For Fun: Two weeks ago, during the period of warm temps, every field and farm visit included me seeing a snake. I don’t like snakes! But I think the biggest reason I don’t like them is because they often take me off-guard. I can recount several times walking wheat fields and/or pastures to feel something soft under foot, look down to find a bull snake, and high tail it out of there, often with at least one scream, regardless if the farmer was present or not!

And, being in Extension, identifying snakes has been part of the job, albeit not one I enjoy, nor one that’s my expertise. My rule is that they are not brought into the office alive-they can stay captured alive outside of the building (I’d prefer pictures though). The reason for this rule is, like with most careers, stories are passed down from those who preceded us. There’s many but here’s a few. One story involved a situation where a snake brought in for ID got loose in the Extension office. Another was when ‘Corny the corn snake’, used for youth Earth Festivals, got loose in a county vehicle…or so the educator thought that was the case but couldn’t find it. Unfortunately, the office manager found it when she drove the vehicle next!

Years ago during a dry period, I was driving and a farmer was in the passenger seat directing me to the next field. Suddenly, he grabbed the steering wheel and swerved shouting, “Don’t hit it! That’s the 5th one I’ve seen today!” It was a snake. It lived. My heart was racing as I regained control of my truck and got it stopped. There’s a number of old wives’ tales I’ve heard throughout the years, and I don’t dismiss them; I’m mostly just intrigued as I do value people’s observations. The one he told me that day was if you see 7 snakes in a day it will rain. I’ve heard a number of variations of this.

Back to the story of two weeks ago, it didn’t rain that week. Then I started getting questions followed by a handful of comments about how many snakes people were seeing. Another thing we are taught in Extension is if the same question occurs twice, there’s a good chance more people have the same question. When the same question about snake numbers happened the same day, I checked with our Extension wildlife specialist, Dennis Ferraro, who is a herpetologist (snake expert). You may have seen him on “Backyard Farmer“.

His answer, “I can assure you snake numbers are average or a bit in decline across the entire state (30 years of data). I’ve been out over 8 times this year and data is on track. Since we had more than average very warm days early … emergence is occurring in groups rather than gradually. People usually forget that snakes “group up” / aggregate to mate in early spring; plus since it is spotty at any one location every year people are not in the location at the “right” time. Amphibians are what I’m worried about … lack of vernal water is showing great decline.”

So, for those of you also wondering, there you have it! It’s still hard for me to believe due to the number I’ve seen this year and the sheer number of comments and questions I’ve received. If they continue, I will ask him to take more data points from this area of the State!

Cold and Fruit Buds: I know some have used sprinklers to keep fruit tree buds from freezing when frosts have occurred. That’s not always an option.
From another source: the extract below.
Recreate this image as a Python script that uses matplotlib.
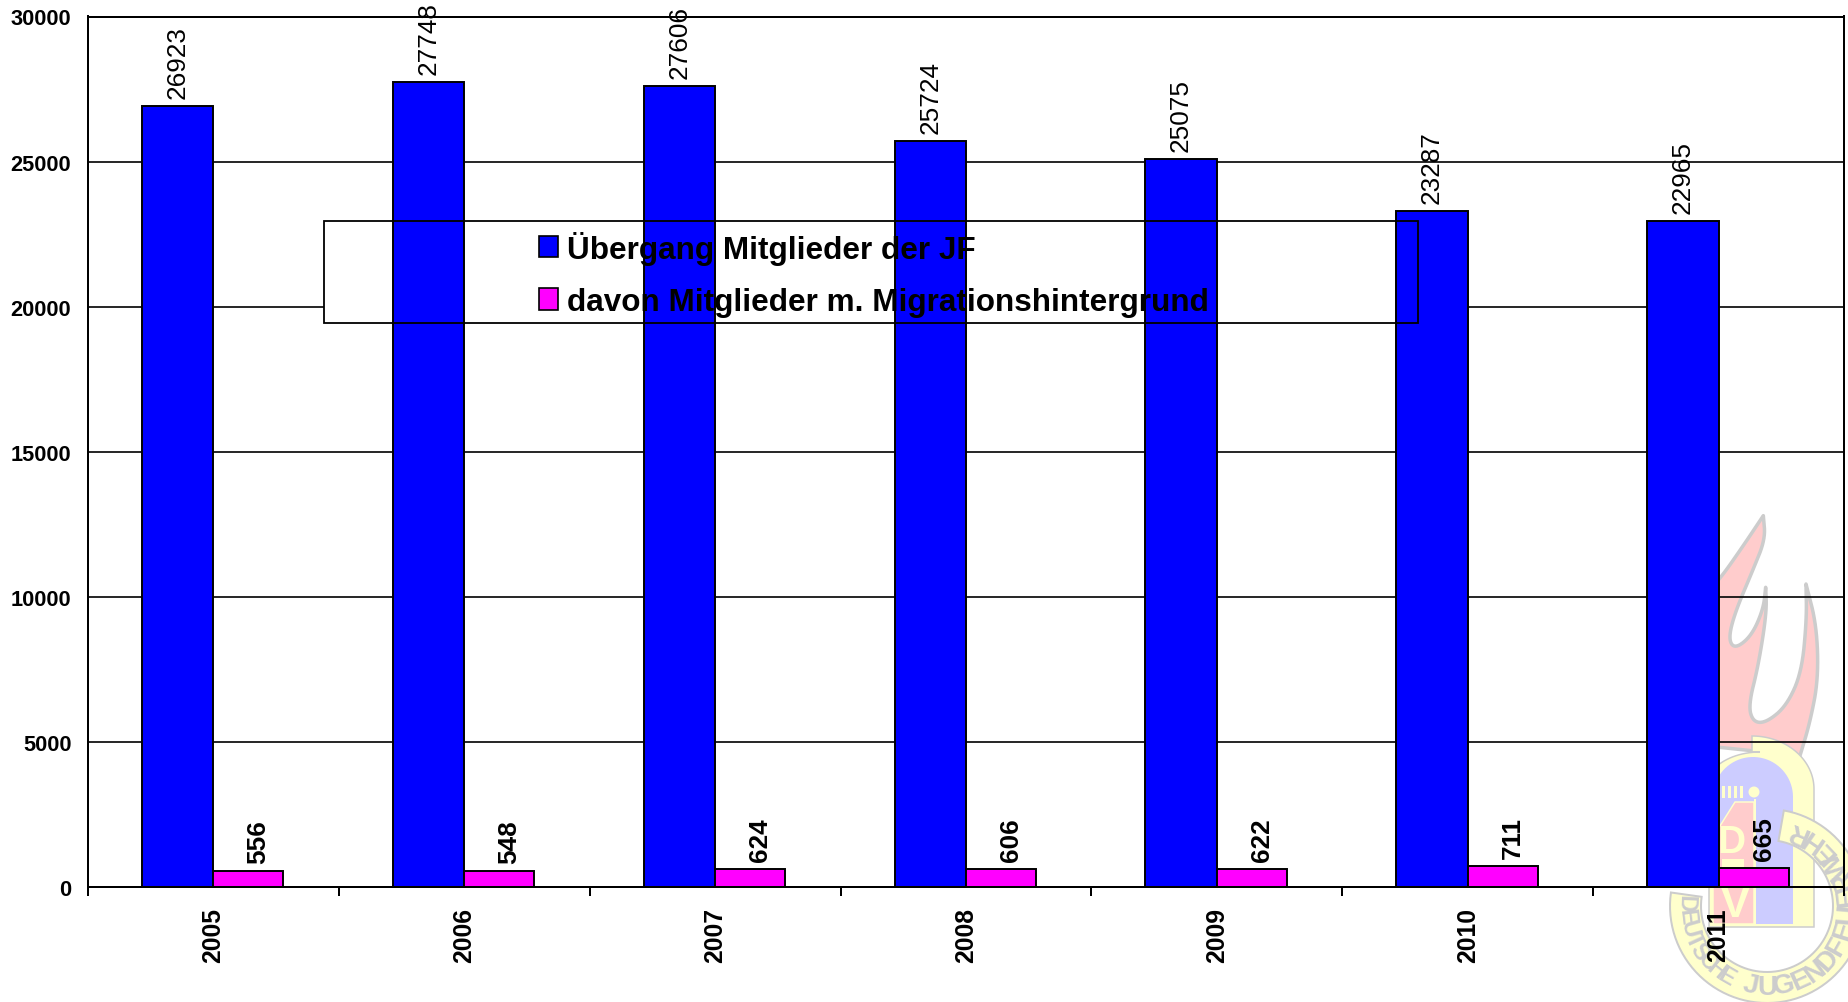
#!/usr/bin/env python3
import matplotlib
matplotlib.use("Agg")
import matplotlib.pyplot as plt
from matplotlib.patches import Patch, Polygon, Rectangle, Circle
import numpy as np

years = ["2005", "2006", "2007", "2008", "2009", "2010", "2011"]
members = [26923, 27748, 27606, 25724, 25075, 23287, 22965]
migration = [556, 548, 624, 606, 622, 711, 665]
series_names = ["Übergang Mitglieder der JF", "davon Mitglieder m. Migrationshintergrund"]
y_ticks = [0, 5000, 10000, 15000, 20000, 25000, 30000]

W, H = 1849, 1003
PT = 0.72  # pixels to points at dpi 100
PINK, YELLOW, LAVENDER, GREY = "#ffcccc", "#ffffcc", "#ccccff", "#cccccc"

plt.rcParams["font.family"] = ["Liberation Sans", "DejaVu Sans"]
fig = plt.figure(figsize=(W / 100, H / 100), dpi=100)


# -------- watermark logo, drawn in pixel coords behind the chart --------
def arc(cx, cy, rx, a0, a1, n=80, ry=None):
    ry = rx if ry is None else ry
    a = np.radians(np.linspace(a0, a1, n))
    return np.column_stack([cx + rx * np.cos(a), cy - ry * np.sin(a)])


def smooth(pts, rounds=3):
    # corner cutting, end points stay put so the flame tips remain sharp
    pts = np.asarray(pts, float)
    for _ in range(rounds):
        q = 0.75 * pts[:-1] + 0.25 * pts[1:]
        r = 0.25 * pts[:-1] + 0.75 * pts[1:]
        mid = np.empty((len(q) * 2, 2))
        mid[0::2], mid[1::2] = q, r
        pts = np.vstack([pts[0], mid, pts[-1]])
    return pts


def draw_logo(bg):
    # flame (traced on the zoomed crop, hence the conversion), one run per tip to tip
    runs = [
        [(250, 800), (250, 350)],
        [(250, 350), (300, 300), (370, 200), (430, 110)],
        [(430, 110), (436, 180), (400, 270), (345, 400), (325, 480), (345, 510), (395, 470), (430, 390), (437, 325)],
        [(437, 325), (440, 400), (415, 560), (385, 680), (400, 730), (440, 730), (500, 680), (545, 580), (560, 420), (558, 315)],
        [(558, 315), (590, 440), (595, 600), (570, 730), (540, 830)],
    ]
    flame = np.vstack([smooth(r) for r in runs])
    flame = np.column_stack([1620 + flame[:, 0] / 3, 480 + flame[:, 1] / 3])
    bg.add_patch(Polygon(flame, closed=True, fc=PINK, ec=GREY, lw=3.5 * PT, joinstyle="round"))

    # shield
    outer = np.vstack([[(1709, 928)], [(1709, 790)], arc(1760, 790, 55, 160, 90, 20, ry=37),
                       [(1752, 753)], [(1752, 737)], arc(1752, 790, 62, 90, 0, 40, ry=53), [(1814, 928)]])
    bg.add_patch(Polygon(outer, closed=True, fc=YELLOW, ec=GREY, lw=1.5 * PT))
    inner = np.vstack([[(1713, 925)], arc(1753, 798, 40, 180, 0, 40), [(1793, 925)]])
    bg.add_patch(Polygon(inner, closed=True, fc=LAVENDER, ec="none"))
    bg.add_patch(Rectangle((1754, 800), 1.5, 125, fc=YELLOW, ec="none"))
    panel = [(1713, 925), (1713, 838), (1735, 803), (1754, 803), (1754, 925)]
    bg.add_patch(Polygon(panel, closed=True, fc=PINK, ec=YELLOW, lw=1.5 * PT))
    for x in (1722, 1728, 1734, 1740):
        bg.add_patch(Rectangle((x, 787), 3, 12, fc=YELLOW, ec="none"))
    bg.add_patch(Circle((1754, 793), 5.5, fc=YELLOW, ec="none"))
    bg.text(1731, 843, "D", color=YELLOW, fontsize=28, fontweight="bold", ha="center", va="center")
    bg.add_patch(Rectangle((1722, 860), 22, 9, fc=YELLOW, ec="none"))
    bg.text(1735, 906, "V", color=YELLOW, fontsize=31, fontweight="bold", ha="center", va="center")

    # ring with the lettering
    cx, cy = 1767, 907
    band = np.vstack([arc(cx, cy, 97, 172, 440), arc(cx, cy, 66, 440, 172)])
    bg.add_patch(Polygon(band, closed=True, fc=YELLOW, ec=GREY, lw=2 * PT))
    word1 = list(zip("DEUTSCHE", 178 + 8.9 * np.arange(8)))
    word2 = list(zip("JUGENDFEUERWEHR", 258 + 12.1 * np.arange(15)))
    for letters, size in ((word1, 17), (word2, 20)):
        for ch, ang in letters:
            x, y = arc(cx, cy, 81, ang, ang, 1)[0]
            bg.text(x, y, ch, color=GREY, fontsize=size, fontweight="bold", ha="center", va="center",
                    rotation=ang - 270, rotation_mode="anchor", clip_on=True)


bg = fig.add_axes([0, 0, 1, 1], zorder=-1)
bg.set_xlim(0, W)
bg.set_ylim(H, 0)
bg.axis("off")
draw_logo(bg)

# -------- main chart --------
left, right, top, bottom = 88, 1844, 17.5, 888
ax = fig.add_axes([left / W, 1 - bottom / H, (right - left) / W, (bottom - top) / H], zorder=1)
ax.patch.set_alpha(0)

x = np.arange(len(years))
bar_w = 0.285
blue_bars = ax.bar(x, members, width=-bar_w, align="edge", color="#0000ff",
                   edgecolor="black", linewidth=1.4, zorder=3, label=series_names[0])
pink_bars = ax.bar(x, migration, width=bar_w * 0.98, align="edge", color="#ff00ff",
                   edgecolor="black", linewidth=1.4, zorder=3, label=series_names[1])

for b, v in zip(blue_bars, members):
    ax.annotate(str(v), (b.get_x() + b.get_width() / 2, v), xytext=(0, 8 * PT),
                textcoords="offset points", rotation=90, ha="center", va="bottom",
                fontsize=18.8, zorder=5)
for b, v in zip(pink_bars, migration):
    ax.annotate(str(v), (b.get_x() + b.get_width() / 2, v), xytext=(10 * PT, 8 * PT),
                textcoords="offset points", rotation=90, ha="center", va="bottom",
                fontsize=18.8, fontweight="bold", zorder=5)

ax.set_xlim(-0.5, len(years) - 0.5)
ax.set_ylim(0, 30000)
ax.set_yticks(y_ticks)
ax.set_yticklabels([str(v) for v in y_ticks], fontsize=15.7, fontweight="bold")
ax.tick_params(axis="y", length=0, pad=12)
ax.yaxis.grid(True, color="black", linewidth=1.2, zorder=0.5)
ax.set_axisbelow(True)

# boundaries get the tick marks, category centres the labels
ax.set_xticks(np.arange(len(years) + 1) - 0.5)
ax.set_xticklabels([])
ax.set_xticks(x, minor=True)
ax.set_xticklabels(years, minor=True, rotation=90, fontsize=17.8, fontweight="bold")
ax.tick_params(axis="x", which="major", length=6.5, width=1.44)
ax.tick_params(axis="x", which="minor", length=0, pad=14.5)

for s in ax.spines.values():
    s.set_linewidth(1.44)
    s.set_zorder(4)


# -------- legend: white fill sits under the bars, frame and text over them --------
def ax_xy(px, py):
    return (px - left) / (right - left), (bottom - py) / (bottom - top)


x0, y1 = ax_xy(324, 324)
x1, y0 = ax_xy(1418, 222)
ax.add_patch(Rectangle((x0, y1), x1 - x0, y0 - y1, transform=ax.transAxes, fc="white", ec="none", zorder=2.5))
ax.add_patch(Rectangle((x0, y1), x1 - x0, y0 - y1, transform=ax.transAxes, fc="none", ec="black",
                       lw=1.3, zorder=4.5))
handles = [Patch(facecolor="#0000ff", edgecolor="black", linewidth=1.2, label=series_names[0]),
           Patch(facecolor="#ff00ff", edgecolor="black", linewidth=1.2, label=series_names[1])]
leg = ax.legend(handles=handles, loc="upper left", bbox_to_anchor=ax_xy(539, 232), frameon=False,
                prop={"size": 22.7, "weight": "bold"}, handlelength=0.6, handleheight=0.65,
                handletextpad=0.28, labelspacing=0.7, borderpad=0, borderaxespad=0)
leg.set_zorder(6)

fig.savefig("out.png", dpi=100)
plt.close(fig)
Kelly Feehan shares additional insight about cold temps and fruit tree bud injury. “Recent cold temperatures have some wondering if fruit tree buds were injured. The stage of flower bud development when cold temperatures occur determines injury level. Fully dormant flower buds tolerate very cold temperatures. When damaged, it’s usually because warm winter or spring temperatures caused flower buds to lose dormancy. For example, if apple flower buds break dormancy but show no color, 10 percent are killed by 15°F. and 90 percent by 2°. If apple flower buds show a bit of green color, 10 percent are killed by 18° and 90 percent by 10°. On flower buds showing any pink color, 10 percent are killed by 28° and 90 percent by 24°. With above average temperatures this spring, followed by some cold nights, the likelihood of damage is present. The entire fruit crop may not be lost, just a portion which could be beneficial in limiting overproduction that leads to alternate year bearing.”